The government on Wednesday decided to import 0.7 million tons of urea for Rabi, through Trading Corporation of Pakistan (TCP) in November, for which a gallop tender will be floated within a couple of days. Consensus was developed at a meeting held at Prime Minister''s Secretariat under the chairmanship of Industries Minister Pervaiz Elahi. The import will be exempted from PPRA Rules 2004.
These recommendations will be submitted to the ministerial committee, headed by Finance Minister. Sources told Business Recorder that the Ministry of Industries (MoI) had failed to plead its case for 50 percent share in import of urea, through National Fertiliser Corporation (NFC), which is already under investigation for alleged black marketing of urea in the past.
"The MoI had proposed to allow import of 50 percent of urea through NFC and 50 percent by TCP. It wanted to assign import and distribution tasks to the NFC/NFML, but the top brass failed to convince the participants, including Finance Secretary and Commerce Secretary," sources added. Prime Minister''s Advisor on Industries, Muhammad Basharat, had also supported allocation of 50 percent urea import share to NFC.

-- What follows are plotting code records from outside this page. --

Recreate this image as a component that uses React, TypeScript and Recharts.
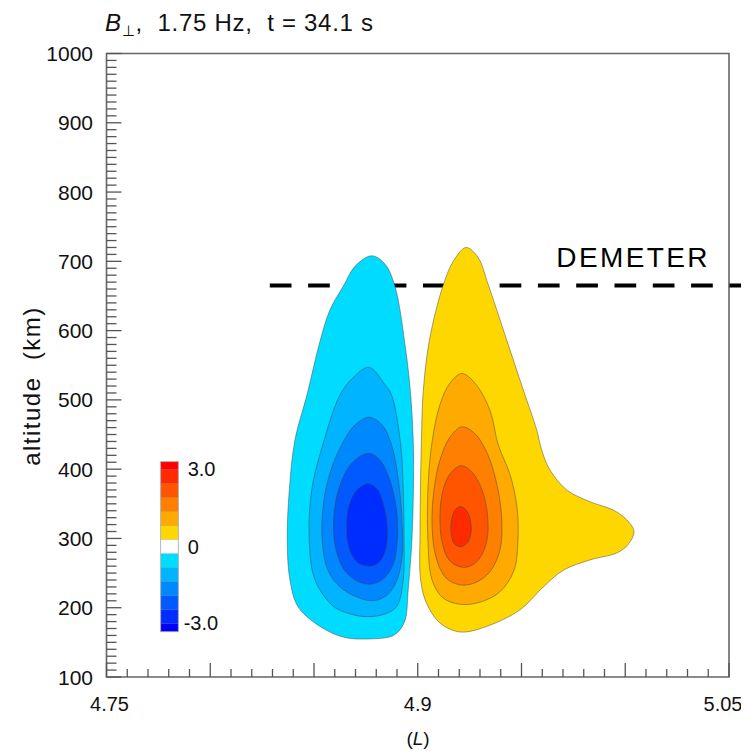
import React from "react";
import { ScatterChart, Scatter, XAxis, YAxis, ReferenceLine, ReferenceArea } from "recharts";

// contour outlines, [L, altitude km]
const negLevel1 = [
  [4.8778, 708], [4.8842, 696], [4.889, 664], [4.8939, 579], [4.8966, 507], [4.8979, 435],
  [4.8979, 370], [4.8972, 298], [4.8954, 226], [4.8939, 182], [4.8905, 165], [4.8866, 158],
  [4.877, 155], [4.8649, 157], [4.8529, 173], [4.8424, 201], [4.8384, 240], [4.8371, 298],
  [4.8381, 370], [4.8408, 442], [4.8466, 507], [4.8524, 579], [4.8577, 630], [4.8641, 664],
  [4.8698, 693],
];
const negLevel2 = [
  [4.8765, 547], [4.8842, 522], [4.8874, 507], [4.8918, 435], [4.893, 370], [4.8934, 298],
  [4.893, 240], [4.8899, 202], [4.8842, 191], [4.8754, 187], [4.8664, 192], [4.8593, 202],
  [4.8505, 240], [4.8477, 298], [4.8489, 370], [4.8542, 435], [4.8625, 507], [4.8688, 532],
];
const negLevel3 = [
  [4.8767, 475], [4.8828, 464], [4.8874, 435], [4.8907, 384], [4.8924, 327], [4.8923, 269],
  [4.889, 233], [4.8842, 216], [4.8778, 210], [4.8702, 216], [4.8625, 230], [4.8567, 254],
  [4.8539, 298], [4.8548, 356], [4.8582, 399], [4.8633, 435], [4.8698, 464],
];
const negLevel4 = [
  [4.8762, 423], [4.8818, 413], [4.8866, 384], [4.8898, 341], [4.8902, 298], [4.8881, 262],
  [4.8828, 240], [4.8765, 234], [4.8698, 240], [4.864, 257], [4.8601, 291], [4.8596, 334],
  [4.8625, 377], [4.8683, 409],
];
const negLevel5 = [
  [4.8762, 379], [4.8808, 370], [4.8842, 341], [4.8854, 312], [4.8842, 280], [4.8804, 263],
  [4.8762, 260], [4.8707, 266], [4.8669, 286], [4.8657, 315], [4.8669, 348], [4.8707, 370],
];

const posLevel1 = [
  [4.9233, 720], [4.929, 706], [4.934, 666], [4.9429, 586], [4.9509, 514], [4.9573, 457],
  [4.9597, 428], [4.9637, 399], [4.9718, 370], [4.983, 353], [4.9942, 341], [5.0007, 327],
  [5.0042, 310], [5.0013, 291], [4.9959, 279], [4.983, 269], [4.9701, 254], [4.9605, 230],
  [4.9493, 197], [4.9332, 173], [4.9204, 165], [4.9107, 178], [4.9043, 206], [4.9014, 240],
  [4.9011, 312], [4.9019, 457], [4.9027, 514], [4.9056, 586], [4.9123, 666], [4.9175, 702],
];
const posLevel2 = [
  [4.9213, 538], [4.9276, 524], [4.9348, 485], [4.9388, 435], [4.9445, 392], [4.9478, 346],
  [4.9483, 298], [4.9464, 254], [4.9396, 223], [4.93, 208], [4.9204, 205], [4.9122, 214],
  [4.9069, 240], [4.9049, 298], [4.9049, 370], [4.9067, 435], [4.9107, 493], [4.9155, 524],
];
const posLevel3 = [
  [4.9212, 461], [4.9276, 451], [4.9339, 420], [4.9382, 377], [4.9405, 327], [4.9396, 283],
  [4.9348, 252], [4.9276, 236], [4.9204, 233], [4.9136, 243], [4.9088, 273], [4.9069, 319],
  [4.9078, 370], [4.9107, 413], [4.9155, 446],
];
const posLevel4 = [
  [4.9208, 405], [4.9261, 396], [4.931, 370], [4.9336, 334], [4.9334, 298], [4.93, 272],
  [4.9252, 260], [4.9204, 259], [4.9151, 269], [4.9117, 295], [4.9107, 334], [4.9122, 370],
  [4.9155, 393],
];
const posLevel5 = [
  [4.9204, 346], [4.9233, 341], [4.9253, 327], [4.9257, 309], [4.9237, 293], [4.9204, 288],
  [4.9175, 293], [4.916, 309], [4.9165, 330], [4.918, 341],
];

const negColors = ["#00dcff", "#00b4ff", "#0088ff", "#005aff", "#002dff"];
const posColors = ["#ffd700", "#ffaa00", "#ff8000", "#ff5500", "#ff2a00"];

const colorbarColors = [
  "#ff0000", "#ff2a00", "#ff5500", "#ff8000", "#ffaa00", "#ffd700", "#ffffff",
  "#00dcff", "#00b4ff", "#0088ff", "#005aff", "#002dff", "#0000ff",
];
const colorbarLabels = [
  { text: "3.0", dx: 27, cy: 461 },
  { text: "0", dx: 27, cy: 539 },
  { text: "-3.0", dx: 23, cy: 615 },
];

const xTicks = Array.from({ length: 31 }, (_, i) => (475 + i) / 100);
const xLabels = [4.75, 4.9, 5.05];
const yTicks = Array.from({ length: 91 }, (_, i) => 100 + i * 10);

const demeterAlt = 665;

const FONT = "'Liberation Sans', Arial, sans-serif";
const toPts = (a: number[][]) => a.map(([L, alt]) => ({ L, alt }));

// centripetal catmull-rom through the (already scaled) points, closed
function closedPath(pts: { x: number; y: number }[]) {
  const n = pts.length;
  const dist = (a: any, b: any) => Math.max(Math.hypot(b.x - a.x, b.y - a.y), 1e-6);
  let d = `M${pts[0].x},${pts[0].y}`;
  for (let i = 0; i < n; i++) {
    const p0 = pts[(i - 1 + n) % n];
    const p1 = pts[i];
    const p2 = pts[(i + 1) % n];
    const p3 = pts[(i + 2) % n];
    const l01 = Math.sqrt(dist(p0, p1));
    const l12 = Math.sqrt(dist(p1, p2));
    const l23 = Math.sqrt(dist(p2, p3));
    const a = 2 * l01 * l01 + 3 * l01 * l12 + l12 * l12;
    const b = 3 * l01 * (l01 + l12);
    const c = 2 * l23 * l23 + 3 * l23 * l12 + l12 * l12;
    const m = 3 * l23 * (l23 + l12);
    const c1x = (p1.x * a - p0.x * l12 * l12 + p2.x * l01 * l01) / b;
    const c1y = (p1.y * a - p0.y * l12 * l12 + p2.y * l01 * l01) / b;
    const c2x = (p2.x * c + p1.x * l23 * l23 - p3.x * l12 * l12) / m;
    const c2y = (p2.y * c + p1.y * l23 * l23 - p3.y * l12 * l12) / m;
    d += `C${c1x},${c1y} ${c2x},${c2y} ${p2.x},${p2.y}`;
  }
  return d + "Z";
}

const contours = [
  ...[negLevel1, negLevel2, negLevel3, negLevel4, negLevel5].map((c, i) => ({ id: `neg${i}`, pts: toPts(c), color: negColors[i] })),
  ...[posLevel1, posLevel2, posLevel3, posLevel4, posLevel5].map((c, i) => ({ id: `pos${i}`, pts: toPts(c), color: posColors[i] })),
];

const noDot = () => <g />;

function XTick(props: any) {
  const { x, y, payload } = props;
  const h = Math.round(payload.value * 100);
  const major = h % 5 === 0;
  const labelled = xLabels.some((v) => Math.round(v * 100) === h);
  const shift = h === 475 ? 3 : h === 505 ? -6 : 0;
  return (
    <g>
      <line x1={x} x2={x} y1={y} y2={y - (major ? 14 : 8)} stroke="#555" strokeWidth={1.3} />
      {labelled && (
        <text x={x + shift} y={y + 34} textAnchor="middle" fontSize={20} fontFamily={FONT} fill="#111">
          {payload.value}
        </text>
      )}
    </g>
  );
}

function YTick(props: any) {
  const { x, y, payload } = props;
  const major = payload.value % 100 === 0;
  return (
    <g>
      <line x1={x} x2={x + (major ? 15 : 10)} y1={y} y2={y} stroke="#555" strokeWidth={1.3} />
      {major && (
        <text x={x - 13.5} y={y + 7.5} textAnchor="end" fontSize={21} fontFamily={FONT} fill="#111">
          {payload.value}
        </text>
      )}
    </g>
  );
}

export default function App() {
  let cbY = 453.7;
  return (
    <div style={{ position: "relative", width: 741, height: 743, fontFamily: FONT }}>
      <ScatterChart width={741} height={743} margin={{ top: 45.5, right: 20, bottom: 34, left: 8.5 }}>
        <XAxis
          type="number"
          dataKey="L"
          domain={[4.75, 5.05]}
          ticks={xTicks}
          interval={0}
          allowDataOverflow
          height={40}
          tickSize={0}
          tickMargin={0}
          tickLine={false}
          axisLine={false}
          tick={(p: any) => <XTick {...p} />}
        />
        <YAxis
          type="number"
          dataKey="alt"
          domain={[100, 1000]}
          ticks={yTicks}
          interval={0}
          allowDataOverflow
          width={90}
          tickSize={0}
          tickMargin={0}
          tickLine={false}
          axisLine={false}
          tick={(p: any) => <YTick {...p} />}
        />
        <ReferenceArea x1={4.75} x2={5.05} y1={100} y2={1000} fill="none" stroke="#666" strokeWidth={1.6} />
        {contours.map((c) => (
          <Scatter
            key={c.id}
            data={c.pts}
            fill={c.color}
            isAnimationActive={false}
            shape={noDot}
            line={(lp: any) => (
              <path d={closedPath(lp.points)} fill={c.color} stroke="rgba(70,70,70,0.55)" strokeWidth={0.9} />
            )}
          />
        ))}
        <ReferenceLine
          segment={[{ x: 4.8287, y: demeterAlt }, { x: 5.1, y: demeterAlt }]}
          ifOverflow="visible"
          stroke="#000"
          strokeWidth={4}
          strokeDasharray="21.7 16.6"
        />
      </ScatterChart>
      <svg width={741} height={743} style={{ position: "absolute", left: 0, top: 0, pointerEvents: "none" }}>
        <text x={97} y={22.7} fontSize={24} letterSpacing={0.7} fill="#111" style={{ whiteSpace: "pre" }}>
          <tspan fontStyle="italic">B</tspan>
          <tspan fontSize={15} dy={5}>⊥</tspan>
          <tspan dy={-5}>{",  1.75 Hz,  t = 34.1 s"}</tspan>
        </text>
        <text x={410} y={737} textAnchor="middle" fontSize={19} fill="#111">
          (<tspan fontStyle="italic">L</tspan>)
        </text>
        <text
          transform="translate(32,378) rotate(-90)"
          textAnchor="middle"
          fontSize={24}
          letterSpacing={1.5}
          fill="#111"
          style={{ whiteSpace: "pre" }}
        >
          {"altitude  (km)"}
        </text>
        <text x={702} y={258.7} textAnchor="end" fontSize={28} letterSpacing={2.4} fill="#000">
          DEMETER
        </text>
        {colorbarColors.map((col, i) => {
          const h = i === 0 || i === colorbarColors.length - 1 ? 8 : 14;
          const r = <rect key={i} x={152.7} y={cbY} width={17.6} height={h} fill={col} stroke="rgba(0,0,0,0.12)" strokeWidth={0.5} />;
          cbY += h;
          return r;
        })}
        <rect x={152.7} y={453.7} width={17.6} height={170} fill="none" stroke="#aaa" strokeWidth={0.8} />
        {colorbarLabels.map((l) => (
          <text key={l.text} x={152.7 + l.dx} y={l.cy + 7} fontSize={20} fill="#111">
            {l.text}
          </text>
        ))}
      </svg>
    </div>
  );
}
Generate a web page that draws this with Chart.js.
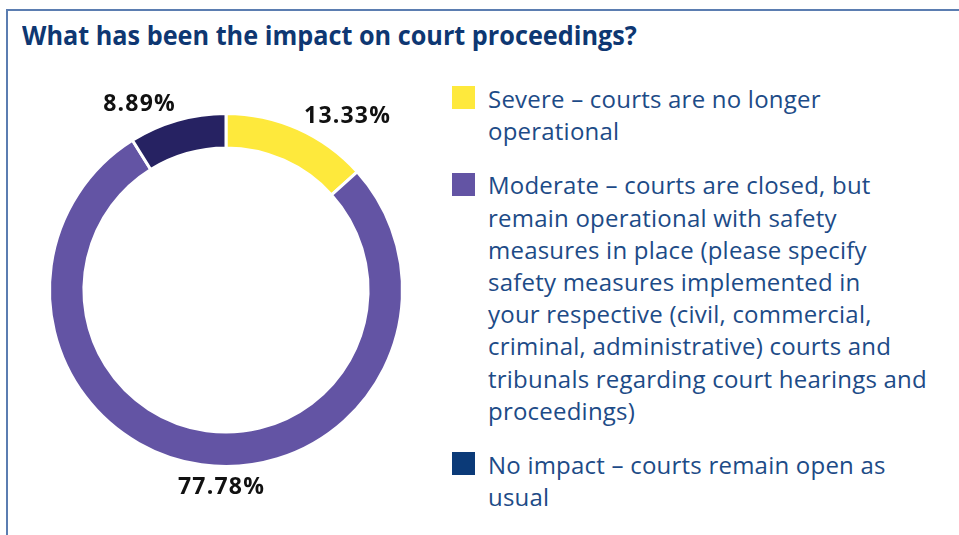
<!DOCTYPE html>
<html>
<head>
<meta charset="utf-8">
<script src="https://cdn.jsdelivr.net/npm/chart.js@4"></script>
<style>
  html, body { margin: 0; padding: 0; background: #fff; width: 959px; height: 535px; overflow: hidden; }
  #frame { position: absolute; left: 6px; top: 9px; width: 1100px; height: 700px;
           border-left: 2px solid #5B7DB1; border-top: 2px solid #5B7DB1; }
  #title { position: absolute; left: 22px; top: 21px; font-family: "Open Sans", sans-serif;
           font-weight: 700; font-size: 27px; line-height: 27px; color: #0E3772; white-space: nowrap;
           transform: scaleX(0.935); transform-origin: 0 0; }
  #chartWrap { position: absolute; left: 0; top: 60px; width: 452px; height: 460px; }
  #legend { position: absolute; left: 452px; top: 83px; font-family: "Open Sans", sans-serif;
            font-size: 24px; letter-spacing: 0.22px; color: #1D4B87; line-height: 32.2px; }
  .item { position: relative; padding-left: 36px; margin-bottom: 22px; white-space: nowrap; }
  .sw { position: absolute; left: 0; top: 3.4px; width: 23px; height: 23px; }
</style>
</head>
<body>
<div id="frame"></div>
<div id="title">What has been the impact on court proceedings?</div>
<div id="chartWrap"><canvas id="c"></canvas></div>
<div id="legend"></div>
<script>
// ---- data ----
const categories = [
  ["Severe – courts are no longer", "operational"],
  ["Moderate – courts are closed, but", "remain operational with safety", "measures in place (please specify", "safety measures implemented in", "your respective (civil, commercial,", "criminal, administrative) courts and", "tribunals regarding court hearings and", "proceedings)"],
  ["No impact – courts remain open as", "usual"]
];
const shares = [13.33, 77.78, 8.89];
const percentLabels = ["13.33%", "77.78%", "8.89%"];

// ---- styles ----
const sliceColors = ["#FEE93C", "#6354A4", "#262262"];
const legendColors = ["#FEE93C", "#6354A4", "#0B3A78"];
const labelAngleShift = [11.1, -6.7, -9.0]; // degrees, nudges for label placement
const labelGap = [35, 21, 28];              // px beyond the outer radius

const pctLabels = {
  id: 'pctLabels',
  afterDatasetsDraw(chart) {
    const ctx = chart.ctx;
    const meta = chart.getDatasetMeta(0);
    ctx.save();
    ctx.font = "700 23px 'Open Sans', sans-serif";
    ctx.fillStyle = "#111";
    ctx.textAlign = "center";
    ctx.textBaseline = "middle";
    if ('letterSpacing' in ctx) ctx.letterSpacing = "1.2px";
    meta.data.forEach((arc, i) => {
      const p = arc.getProps(['x', 'y', 'startAngle', 'endAngle', 'outerRadius'], true);
      const mid = (p.startAngle + p.endAngle) / 2 + labelAngleShift[i] * Math.PI / 180;
      const r = p.outerRadius + labelGap[i];
      ctx.fillText(percentLabels[i], p.x + Math.cos(mid) * r, p.y + Math.sin(mid) * r);
    });
    ctx.restore();
  }
};

const chart = new Chart(document.getElementById('c'), {
  type: 'doughnut',
  data: {
    labels: categories,
    datasets: [{
      data: shares,
      backgroundColor: sliceColors,
      borderColor: '#ffffff',
      borderWidth: 3,
      hoverOffset: 0
    }]
  },
  options: {
    responsive: true,
    maintainAspectRatio: false,
    animation: false,
    cutout: '80.5%',
    layout: { padding: { left: 48, right: 48, top: 52, bottom: 52 } },
    plugins: { legend: { display: false }, tooltip: { enabled: false } }
  },
  plugins: [pctLabels]
});

// HTML legend built from chart data
const legend = document.getElementById('legend');
chart.data.labels.forEach((lines, i) => {
  const item = document.createElement('div');
  item.className = 'item';
  const sw = document.createElement('span');
  sw.className = 'sw';
  sw.style.background = legendColors[i];
  item.appendChild(sw);
  const txt = document.createElement('div');
  txt.innerHTML = lines.join('<br>');
  item.appendChild(txt);
  legend.appendChild(item);
});
</script>
</body>
</html>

"The committee agreed to continue with the previous practice of import and will recommend to the ministerial committee accordingly," said an official. The TCP, which was represented by its Chairman, Anjum Bashir, had sought following exemptions to meet the deadline: (i) a gallop tender of one week would be required, instead of 30 days timeline; (ii) price matching with the second lowest bidder onwards to achieve the desired quantity; and (iii) assurance of funds from Finance Division for prompt opening of L/C would be required.
Approximately $175.5 million foreign exchange and rupee cover of 13.880 billion, at the rate of $525 per ton, would be required for opening of L/C. At present, the TCP has around Rs 9 billion available under commodity finance operation. In case these exemptions are not made available, the import of 300,000 tons urea will at least take 60 - 70 days from the date of tender to arrive in Pakistan, he added.
Sources said that the TCP Chairman had contested the demand of 50 percent import share by the MoI, saying that his organisation has export and import expertise besides pre-qualified bidders. His viewpoint was supported by the Commerce Secretary.
According to official documents, exclusively made available to this scribe, a meeting was held in the MoI on September 23, 2011, and supply and demand position of urea was discussed. The meeting was attended by Punjab Chief Secretary, and representatives of Finance, Commerce, Petroleum and Natural Resources Divisions and Sui Northern and Sui Southern companies.
The two scenarios were discussed in detail. Both gas companies cautioned that gas supply position to fertiliser sector may further worsen. They were apprehending 60 days of winter gas load shedding, instead of 45 days, suggesting that urea be imported at the earliest. The minimum requirement for import of urea was estimated at 0.713 million tons under scenario -I and 1.2 million tons under scenario-II, involving a subsidy of Rs 24.41 billion and 41.08 billion respectively.
According to an official announcement, the committee decided that it would review fertiliser requirements from time to time to ensure its availability to the farmers. Pervaiz Elahi, according to official announcement, stated that transparency in import and distribution of urea would be ensured. He added that if the government continued to supply gas to the fertiliser plants till November 15, local production would be sufficient for the Rabi season.